- **Work to be completed**
Return only the number of lines that hold "matplotlib".

- **Dataset excerpt**
____

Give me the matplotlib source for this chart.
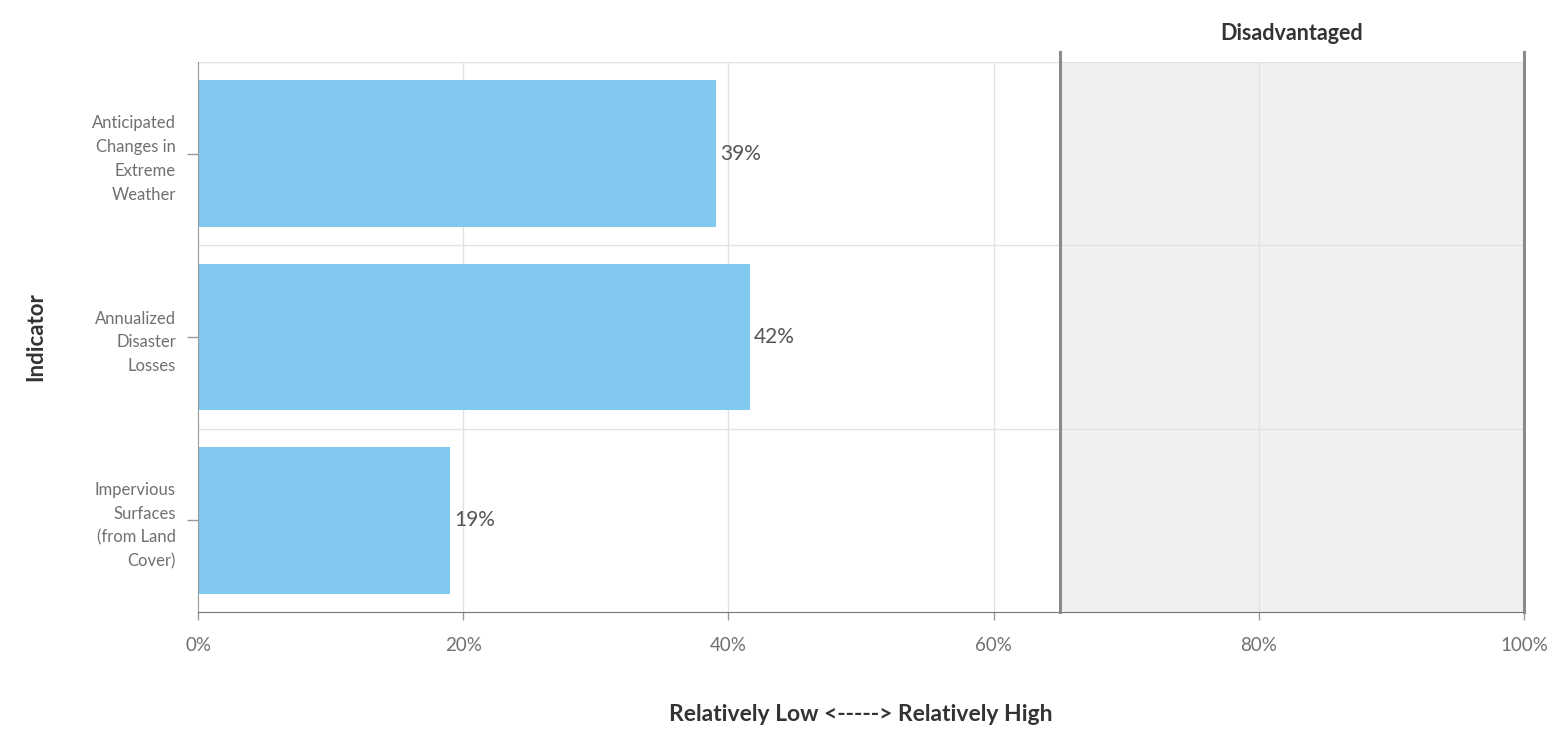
import matplotlib.pyplot as plt

indicators = ['Anticipated\nChanges in\nExtreme\nWeather',
              'Annualized\nDisaster\nLosses',
              'Impervious\nSurfaces\n(from Land\nCover)']
percentiles = [39.1, 41.6, 19.0]
threshold = 65
x_ticks = [0, 20, 40, 60, 80, 100]

bar_color = '#82C9EF'
label_gray = '#707070'
line_gray = '#8a8a8a'

plt.rcParams['font.family'] = ['Lato', 'DejaVu Sans']

fig = plt.figure(figsize=(15.52, 7.3), dpi=100)
ax = fig.add_axes([198 / 1552, 118 / 730, 1326 / 1552, 550 / 730])

# disadvantaged zone
ax.axvspan(threshold, 100, color='#F0F0F0', zorder=0, lw=0)
for xv in (threshold, 100):
    ax.axvline(xv, ymin=0, ymax=1.018, color=line_gray, lw=2.2, clip_on=False, zorder=3)
ax.text((threshold + 100) / 2, 1.052, 'Disadvantaged', transform=ax.get_xaxis_transform(),
        ha='center', va='center', fontsize=15.5, fontweight='bold', color='#333333')

ypos = list(range(len(indicators)))
ax.barh(ypos, percentiles, height=0.8, color=bar_color, zorder=2)
for y, v in zip(ypos, percentiles):
    ax.text(v + 0.3, y, f'{round(v)}%', va='center', ha='left', fontsize=15,
            color='#555555', zorder=4)

ax.set_xlim(0, 100)
ax.set_ylim(2.5, -0.5)

# grid
for xv in x_ticks[1:-1]:
    ax.axvline(xv, color='#e2e2e2', lw=1, zorder=1)
for yb in (0.5, 1.5):
    ax.axhline(yb, color='#e2e2e2', lw=1, zorder=1)

ax.set_yticks(ypos)
ax.set_yticklabels(indicators, fontsize=12, color=label_gray, linespacing=1.6,
                   ha='right')
ax.set_xticks(x_ticks)
ax.set_xticklabels([f'{t}%' for t in x_ticks], fontsize=13.5, color=label_gray)
ax.tick_params(axis='y', length=8, width=1, color='#999999', pad=8)
ax.tick_params(axis='x', length=6, width=1, color='#999999', pad=12)

for side in ('top', 'right'):
    ax.spines[side].set_visible(False)
ax.axhline(-0.5, color='#e2e2e2', lw=1, zorder=1)
ax.spines['left'].set_color('#999999')
ax.spines['bottom'].set_color('#777777')

ax.set_ylabel('Indicator', fontsize=16, fontweight='bold', color='#333333', labelpad=33)
ax.set_xlabel('Relatively Low <-----> Relatively High', fontsize=16.5,
              fontweight='bold', color='#333333', labelpad=36)

fig.savefig('out.png', dpi=100)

____

- **The result**
2